Nautral Bridges National Monument, in southeastern Utah, contains a wide variety and large number of ancient, prehistoric artifacts, dwellings, and art. Very few of these are easily visible by the general public. One exception to this, however, is Horsecollar Ruin. A well maintained trail, described elsewhere, takes intrepid hikers to the ruin itself. For those with limited time, or perhaps unable to make the trek to the bottom of the canyon, there is another option.
Horsecollar Ruin Overlook trail is a short trail that leaves from the signed Horsecollar Ruin parking lot along the main park drive. Leaving the parking area, the trail parallels the rim of Armstrong Canyon, just out of sight to the north. The trail rises gently up over a slickrock dome, and through a stunted Pinion-Juniper forest. The trail is sandy at times, but presents no real difficulties. After passing through the sandy area, you crest the slickrock dome and descend back towards the canyon rim. Armstrong Canyon stretches in front of you. The trail ends at a guardrail-enclosed viewing area.

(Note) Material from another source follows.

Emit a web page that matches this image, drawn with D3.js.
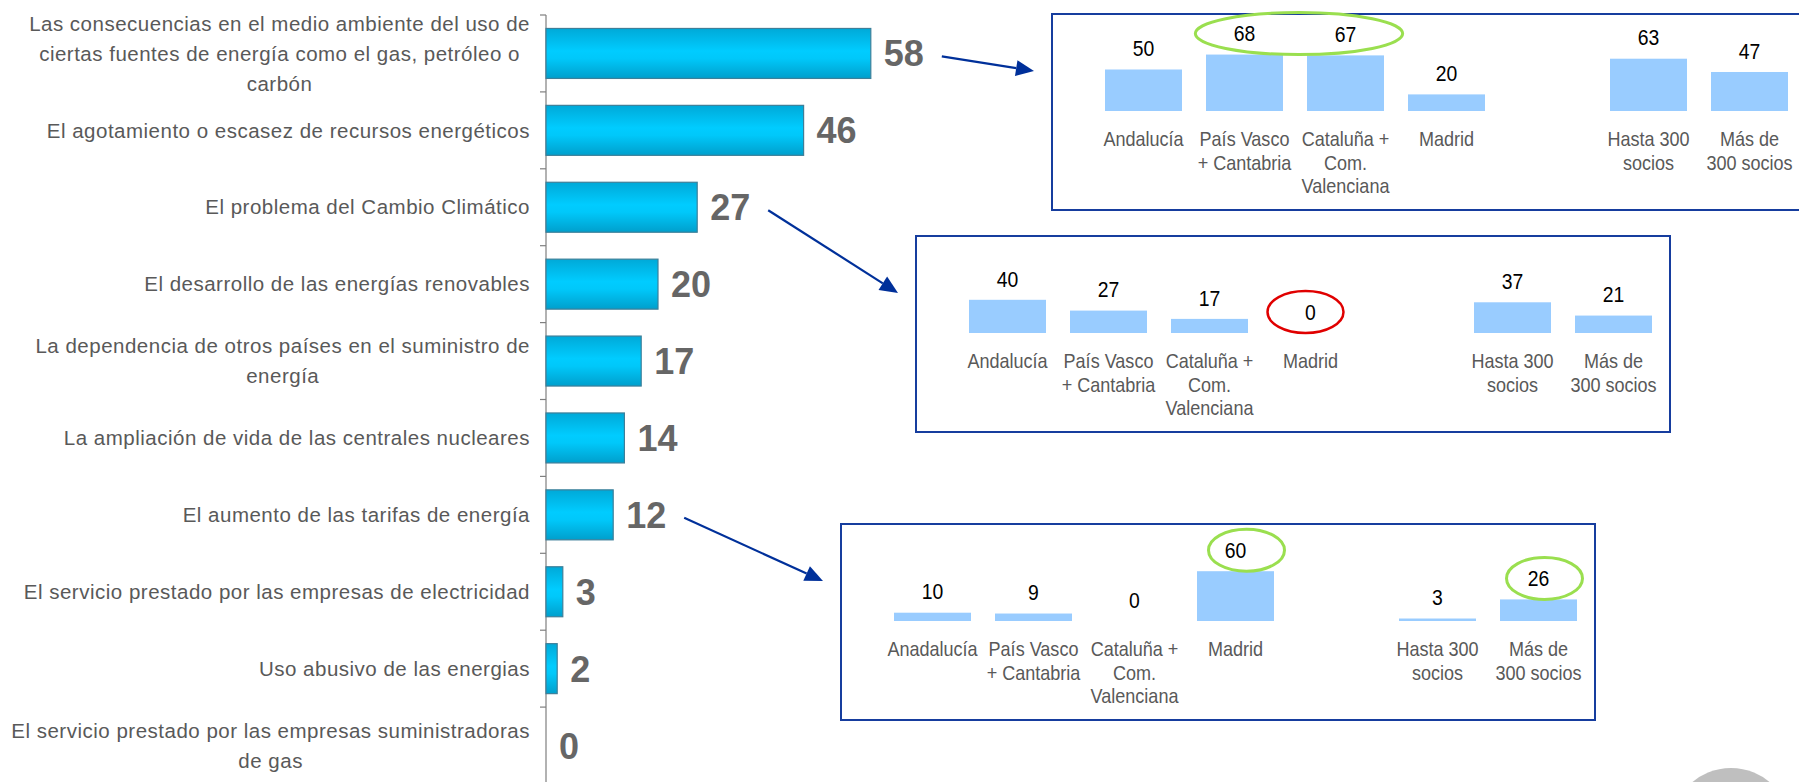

Horsecollar Ruin lays small below you, to the center-left, in an alcove dwarfed by the caprock above. It is a typical Cedar Mesa Pueblo III period dwelling, built just prior to the abandonment of the Colorado Plateau by the Anasazi around 1300. Horsecollar Ruin gets its name from an unusual, unroofed structure that has two horse collar shaped doorways. No one seems to know what purpose this structure served. There is evidence of many fires being built in this structure. It differs from all known Anasazi kilns. Any ideas?
Another neat feature of Horsecollar is a square kiva, built without mortar, that still has its original roof. When first discovered, the kiva even had its original ladder poking out of the entry hole! There is no access into the kiva now, and the ladder is at the Edge of the Cedars Museum in Blanding, Utah.
Once you finish surveying the beautiful scene of the ruin and Armstrong Canyon below you, return to your car the same way you arrived.
There is no water on this hike, be sure to fill your water bottles at the Visitor's Center before leaving it.